Business Casual: Wear your work clothes.

Business Formal: Wear a suit.

Cocktail Attire: Men should wear slacks and a collared shirt. Women should wear a dress or skirt with heels.

Festive Attire: aka themey. It’s kind of like a corporatized costume party, so instead of wearing a grass skirt and coconut bikini, you wear flip flops and sunglasses.

Black Tie Optional: Men should wear a suit or a tuxedo. Women should wear a gown.

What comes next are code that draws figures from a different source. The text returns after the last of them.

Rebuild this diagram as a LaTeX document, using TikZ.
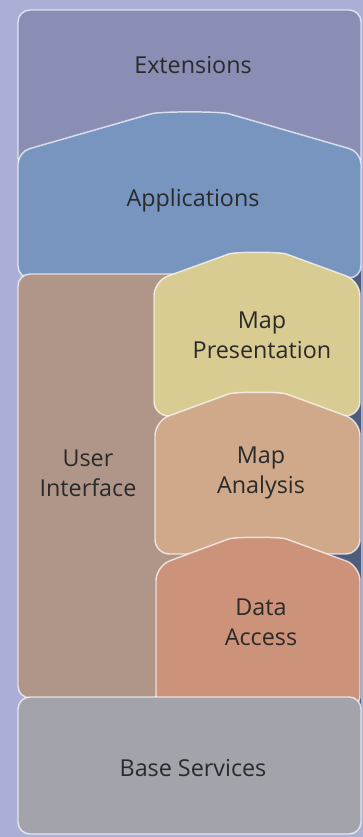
\documentclass[tikz,border=0pt]{standalone}
\usepackage{fontspec}
\setmainfont{Open Sans}
\definecolor{backfill}{HTML}{ABAFD5}
\definecolor{gapfill}{HTML}{4F5D7C}
\definecolor{extfill}{HTML}{8A8EB4}
\definecolor{appfill}{HTML}{7895C0}
\definecolor{uifill}{HTML}{B09688}
\definecolor{presfill}{HTML}{D9CC92}
\definecolor{anafill}{HTML}{CFA98A}
\definecolor{datafill}{HTML}{CC927A}
\definecolor{basefill}{HTML}{A3A3AB}
\definecolor{textgray}{HTML}{2A2A2A}
\begin{document}
\begin{tikzpicture}[x=0.75pt,y=-0.75pt,
  layer/.style={draw=white,draw opacity=0.7,line width=1.1pt,rounded corners=9pt},
  caption/.style={font=\fontsize{17.5}{22.5}\selectfont,text=textgray,align=center,inner sep=0pt}]
 \fill[backfill] (0,0) rectangle (363,837);
 \useasboundingbox (0,0) rectangle (363,837);
 \fill[gapfill] (300,100) rectangle (360.5,725);
 \draw[layer,fill=extfill] (18,10) rectangle (361,170);
 \draw[layer,fill=appfill] (18,278) -- (18,152) -- (140,117) .. controls (160,111.3) and (220,111.3) .. (240,117) -- (361,152) -- (361,278) -- cycle;
 \draw[layer,fill=uifill] (18,274) rectangle (220,698);
 \draw[layer,fill=presfill,rounded corners=11pt] (154,416) -- (154,281) -- (215,259) .. controls (235,251.7) and (280,251.7) .. (300,259) -- (360,281) -- (360,416) -- cycle;
 \draw[layer,fill=anafill,rounded corners=11pt] (155,554) -- (155,421) -- (215,399) .. controls (235,391.7) and (280,391.7) .. (300,399) -- (360,421) -- (360,554) -- cycle;
 \draw[layer,fill=datafill,rounded corners=11pt] (156,710) -- (156,566) -- (215,544) .. controls (235,536.7) and (280,536.7) .. (300,544) -- (360,566) -- (360,710) -- cycle;
 \draw[layer,fill=basefill] (18,697) rectangle (361,834);
 \node[caption] (extensions) at (193,65) {Extensions};
 \node[caption] (applications) at (193,200) {Applications};
 \node[caption] (userinterface) at (88,473) {User\\Interface};
 \node[caption] (mappresentation) at (262,335) {Map\\Presentation};
 \node[caption] (mapanalysis) at (261,473) {Map\\Analysis};
 \node[caption] (dataaccess) at (261,622) {Data\\Access};
 \node[caption] (baseservices) at (193,768) {Base Services};
\end{tikzpicture}
\end{document}
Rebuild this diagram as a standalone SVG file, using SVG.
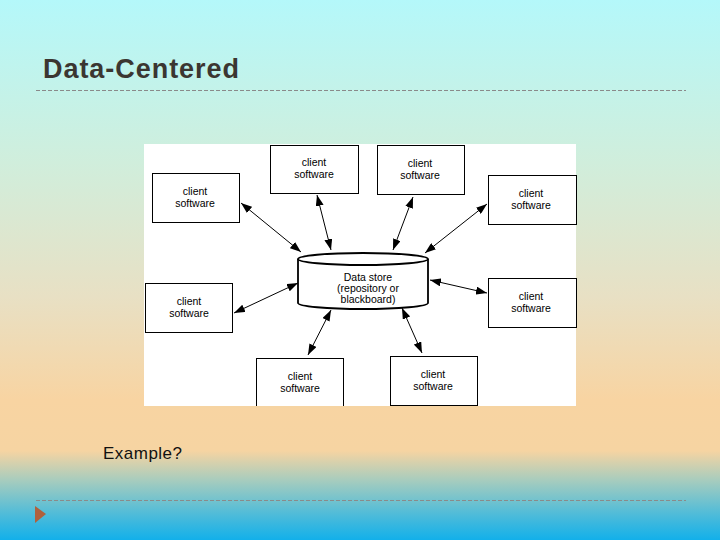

Black Tie: Men should wear a tuxedo. Women should wear a gown.

Southern Law Firms

19 05 2008

The typical dress code for law firms in the South is business appropriate, although some offices may still be business formal. The business appropriate dress code is somewhere between business casual and business formal. Associates are usually allowed to wear business casual clothing as the situation permits, but for any activity that requires an attorney to be out of the office, a suit is required.

What You Should Wear

For the Ladies. Because the South tends to be more traditional in terms of dress, female attorneys have more leeway to wear feminine clothing, like skirts and dresses, which would not be considered appropriate in other places. I got an insider tip that wrap dresses are very popular. Hosiery is not required for business casual skirts and dresses. Otherwise, it’s back to slacks, collared shirts and sweaters. Shoe choices include pumps, sling-backs, peep toe and open toe shoes.

For the Gentlemen. Men would be well-advised to stick to slacks and a collared shirt or sweater, although it couldn’t hurt to throw in a tie or a jacket once in a while. Men can also wear khakis and polo shirts, but only if the firm has Casual Fridays, and it’s Friday.

What You Should Not Wear

Don’t wear: jeans, shorts, capri pants, sleeveless shirts or athletic wear.

East Coast Law Firms

19 05 2008

East Coast law firms are neither as formal as their counterparts in the South and the Midwest, nor as casual as their counterparts on the West Coast. Even within the East Coast, however, there is a wide range of styles. Of the three major law firm cities, Boston is the most formal, Washington, D.C. is the most casual, and New York is in the middle.

New York

New York firms fall in the middle of the business casual spectrum. Official office dress codes have become more relaxed in recent years, now permitting everything short of jeans and flip-flops, but typical attorney attire remains more formal. Khakis and polo shirts are rare and it is not unusual for men to wear ties to the office. Women should keep their shoulders covered and only wear skirts that fall at or below the knee (although wearing stockings with a skirt is not required).

New York is also the world’s most fabulous city, so dress up and look good. As long as all your important parts are covered, you can wear edgier styles, cooler accessories, and way higher heels. Flats are considered office appropriate, but you didn’t watch six seasons of Sex and the City just to wear flats to work. I mean, what’s the point of a six-figure salary if you don’t rock Manolos, right?

Washington, D.C.

Law firms in Washington, D.C. tend to be the most casual firms on the East Coast. I mean, the city practically invented Casual Fridays. This means that in addition to typical business casual clothing, associates can wear khakis, polos, capris, and open toe shoes (which—trust me—you will want to take advantage of during the ridiculous summer humidity). You lucky dogs also get denim Fridays.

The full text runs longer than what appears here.